Gaining trust is critical in building a relationship with your legislators and public policymakers. Honesty is an essential component of creating that trusting relationship.


Speaking to a group of disability advocates, a state legislator described a situation in which someone was speaking to her regarding a bill that was being considered in the House of Representatives. She later learned that information given to her by this individual was false. She said that she will never be able to trust that person again.

On a related note, do not exaggerate to make your situation seem more critical than it is.
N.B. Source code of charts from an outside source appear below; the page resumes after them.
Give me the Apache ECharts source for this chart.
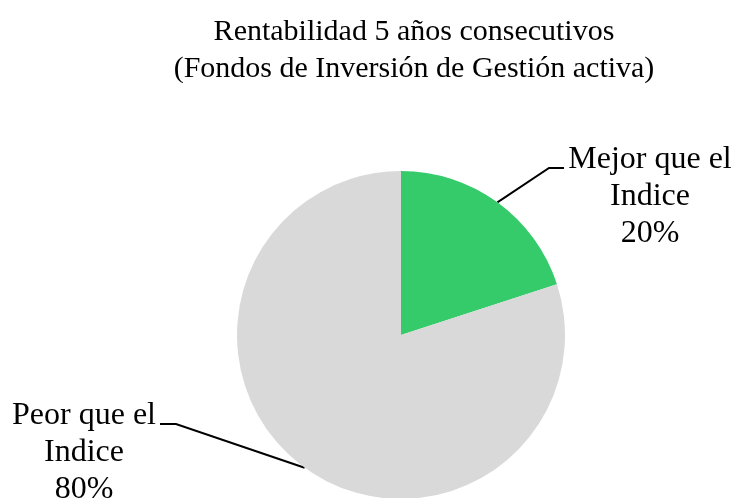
<!DOCTYPE html>
<html>
<head>
<meta charset="utf-8">
<script src="https://cdn.jsdelivr.net/npm/echarts@6/dist/echarts.min.js"></script>
<style>
  html, body { margin: 0; padding: 0; background: #fff; }
  #chart { width: 735px; height: 498px; }
</style>
</head>
<body>
<div id="chart"></div>
<script>
var titleLines = ['Rentabilidad 5 años consecutivos', '(Fondos de Inversión de Gestión activa)'];
var categories = ['Mejor que el\nIndice', 'Peor que el\nIndice'];
var values = [20, 80];
var colors = ['#35CB6A', '#D9D9D9'];

var chart = echarts.init(document.getElementById('chart'));
var font = '"Liberation Serif", "Times New Roman", serif';

// where the labels sit (label centre, elbow, line end)
var labelSpots = [
  {x: 650, y: 197, elbow: [549, 168], end: [564, 168]},
  {x: 84, y: 453, elbow: [176, 424], end: [160, 424]}
];

var option = {
  backgroundColor: '#fff',
  animation: false,
  title: {
    text: titleLines.join('\n'),
    left: 409,
    textAlign: 'center',
    top: 9,
    textStyle: {
      fontFamily: font,
      fontWeight: 'normal',
      fontSize: 30,
      lineHeight: 37,
      color: '#000'
    }
  },
  series: [{
    type: 'pie',
    center: [401, 335],
    radius: 164,
    startAngle: 90,
    clockwise: true,
    silent: true,
    data: categories.map(function (c, i) {
      return {name: c, value: values[i], itemStyle: {color: colors[i]}};
    }),
    label: {
      show: true,
      formatter: function (p) { return p.name + '\n' + p.value + '%'; },
      fontFamily: font,
      fontSize: 32,
      lineHeight: 37,
      color: '#000',
      align: 'center'
    },
    labelLine: {
      show: true,
      length: 20,
      length2: 20,
      lineStyle: {color: '#000', width: 2}
    },
    labelLayout: function (params) {
      var s = labelSpots[params.dataIndex];
      var start = params.labelLinePoints ? params.labelLinePoints[0] : s.elbow;
      return {
        x: s.x,
        y: s.y,
        align: 'center',
        verticalAlign: 'middle',
        labelLinePoints: [start, s.elbow, s.end]
      };
    }
  }]
};
chart.setOption(option);
</script>
</body>
</html>
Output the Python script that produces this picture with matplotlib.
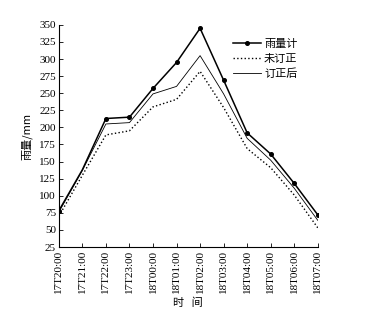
import matplotlib
matplotlib.use("Agg")
import matplotlib.pyplot as plt

plt.rcParams.update({
    "font.family": ["Liberation Serif", "Noto Sans CJK SC"],
    "font.size": 8,
    "axes.unicode_minus": False,
})

times = ["17T20:00", "17T21:00", "17T22:00", "17T23:00", "18T00:00", "18T01:00",
         "18T02:00", "18T03:00", "18T04:00", "18T05:00", "18T06:00", "18T07:00"]
gauge = [78, 138, 213, 215, 257, 295, 345, 269, 192, 161, 118, 72]
uncorrected = [70, 130, 189, 195, 230, 241, 282, 229, 169, 141, 101, 53]
corrected = [76, 137, 205, 207, 249, 260, 305, 249, 184, 152, 111, 64]
yticks = list(range(25, 351, 25))

fig = plt.figure(figsize=(3.77, 3.21), dpi=100)
ax = fig.add_axes([0.156, 0.2305, 0.687, 0.692])

x = list(range(len(times)))
# no dot printed at 17T21 in the source figure
marks = [i for i in x if i != 1]
ax.plot(x, gauge, "-", color="black", linewidth=1.1, marker="o", markersize=2.6,
        markevery=marks, label="雨量计")
ax.plot(x, uncorrected, ":", color="black", linewidth=1.0, label="未订正")
ax.plot(x, corrected, "-", color="black", linewidth=0.6, label="订正后")

ax.set_xlim(0, 11)
ax.set_ylim(25, 350)
ax.set_xticks(x)
ax.set_xticklabels(times, rotation=90)
ax.set_yticks(yticks)
ax.tick_params(direction="in", length=3, width=0.6, pad=2)
for s in ("top", "right"):
    ax.spines[s].set_visible(False)
for s in ("left", "bottom"):
    ax.spines[s].set_linewidth(0.8)

ax.set_xlabel("时   间", family=["Noto Sans CJK SC"], fontsize=8, labelpad=3)
ax.set_ylabel("雨量/mm", family=["Noto Sans CJK SC", "Liberation Serif"],
              fontsize=8, labelpad=5)

leg = ax.legend(loc="upper right", bbox_to_anchor=(0.93, 0.945), frameon=False,
                prop={"family": ["Noto Sans CJK SC"], "size": 8},
                handlelength=2.5, handletextpad=0.3, labelspacing=0.4,
                borderaxespad=0.0, borderpad=0.2)

fig.savefig("out.png", dpi=100)
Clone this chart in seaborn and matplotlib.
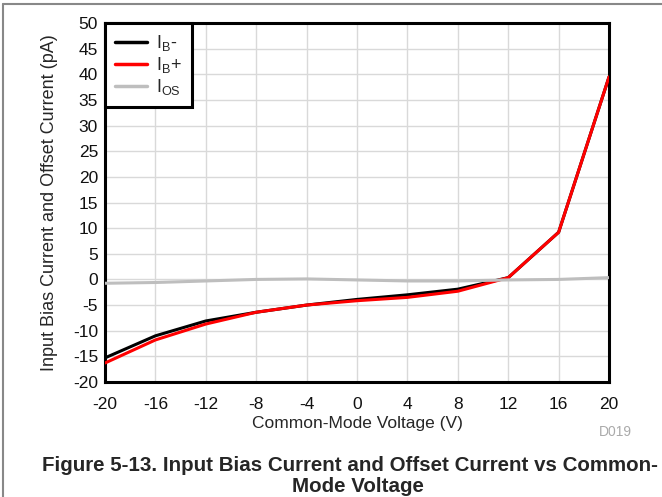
import numpy as np
import pandas as pd
import matplotlib
matplotlib.use('Agg')
import matplotlib.pyplot as plt
import seaborn as sns
from matplotlib.lines import Line2D

# datos
vcm = [-20, -16, -12, -8, -4, 0, 4, 8, 12, 16, 20]
ib_minus = [-15.3, -11.0, -8.1, -6.4, -5.0, -3.9, -3.0, -1.9, 0.35, 9.2, 39.5]
ib_plus = [-16.3, -11.8, -8.7, -6.4, -5.0, -4.15, -3.5, -2.3, 0.35, 9.2, 39.5]
ios = [-0.75, -0.6, -0.3, 0.0, 0.1, -0.1, -0.3, -0.3, -0.1, 0.0, 0.35]
series = [r'$\mathregular{I_B}$-', r'$\mathregular{I_B}$+', r'$\mathregular{I_{OS}}$']
colors = ['black', '#ff0000', '#bebebe']
x_ticks = [-20, -16, -12, -8, -4, 0, 4, 8, 12, 16, 20]
y_ticks = list(range(-20, 51, 5))

df = pd.DataFrame({
    'vcm': vcm * 3,
    'val': ib_minus + ib_plus + ios,
    'serie': [series[0]] * len(vcm) + [series[1]] * len(vcm) + [series[2]] * len(vcm),
})

sns.set_style('white')
plt.rcParams['font.family'] = ['Liberation Sans', 'DejaVu Sans']
plt.rcParams['mathtext.fontset'] = 'custom'
plt.rcParams['mathtext.rm'] = 'Liberation Sans'
plt.rcParams['axes.unicode_minus'] = False

fig = plt.figure(figsize=(6.62, 4.97), dpi=100)
ax = fig.add_axes([0.1586, 0.2314, 0.7614, 0.7223])

sns.lineplot(data=df, x='vcm', y='val', hue='serie', hue_order=series,
             palette=colors, linewidth=2.2, ax=ax, legend=False, zorder=3)

ax.set_xlim(-20, 20)
ax.set_ylim(-20, 50)
ax.set_xticks(x_ticks)
ax.set_yticks(y_ticks)
ax.grid(True, color='#d9d9d9', linewidth=1.0)
ax.tick_params(axis='x', length=0, labelsize=12.5, pad=11, colors='#111111')
ax.tick_params(axis='y', length=0, labelsize=12.5, pad=5, colors='#111111')
for s in ax.spines.values():
    s.set_linewidth(2.2)
    s.set_color('black')
ax.set_xlabel('Common-Mode Voltage (V)', fontsize=12.5, labelpad=3)
ax.set_ylabel('Input Bias Current and Offset Current (pA)', fontsize=13, labelpad=11)

handles = [Line2D([0], [0], color=c, lw=2.5) for c in colors]
leg = ax.legend(handles, series, loc='upper left', fontsize=13, frameon=True,
                fancybox=False, borderaxespad=0.0, handlelength=1.75,
                labelspacing=0.12, borderpad=0.55, handletextpad=0.55)
leg.get_frame().set_edgecolor('black')
leg.get_frame().set_linewidth(2.2)
leg.get_frame().set_alpha(1)

fig.text(0.929, 0.122, 'D019', fontsize=10, color='#aaaaaa', ha='center')
fig.text(0.528, 0.052, 'Figure 5-13. Input Bias Current and Offset Current vs Common-',
         fontsize=14.8, weight='bold', ha='center')
fig.text(0.54, 0.011, 'Mode Voltage', fontsize=14.8, weight='bold', ha='center')

# borde de la figura
fig.add_artist(Line2D([0.004, 1.0], [0.991, 0.991], color='#888888', lw=1.5, transform=fig.transFigure))
fig.add_artist(Line2D([0.005, 0.005], [0.0, 0.991], color='#888888', lw=1.5, transform=fig.transFigure))

fig.savefig('out.png', dpi=100)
If you exaggerate in explaining a situation to a legislator or policymaker for the purpose of enlisting his or her support and later he or she learns the true circumstances, you will likely lose the legislator’s trust and it may be impossible for you to regain a trusting relationship.

If you don’t know, say so

If you are asked a question and do not know the answer, tell the legislator that you don’t know. But add that you would be happy to look into the issue and provide the answer as soon as possible.

Be polite when you’re talking to legislators or policy-makers

Sometimes, an issue may be so important to us that we are very passionate when discussing it. Passion for the topic is positive. However, do not cross the boundary of politeness by being too aggressive or not showing respect.

If you are unhappy with the legislator’s or policymaker’s response to an issue, express disagreement but do not become hostile or threatening.

Be a good listener

Do not interrupt when the legislator or policymaker is speaking. Pay attention to the information being shared – it may prove to be very valuable.

Do not put down, criticize, or poke fun of people who may have a different point of view than yours.

Focus on the issues

A positive presentation of your ideas is best. Keep the issue foremost and avoid badmouthing other people or groups.

Express appreciation to the legislator or policymaker for taking the time to talk to you. We are all busy persons and our legislators and policymakers are particularly busy and have limited time. They will appreciate, like we all do, acknowledgement of their time and attention.

Write a follow-up postcard

Send a postcard to thank the legislator for the opportunity to visit and talk to him or her. If there were questions asked during your meeting that you were not able to answer, you may want to write a letter or send an email.

Work on building a relationship with legislators’ staff

In order to make appointments with our legislators and policymakers, we often need to work through their secretaries or other staff. Use these opportunities to get to know these staff. When talking to them, be sure to thank them for their assistance. Show appreciation for the staff’s helpfulness.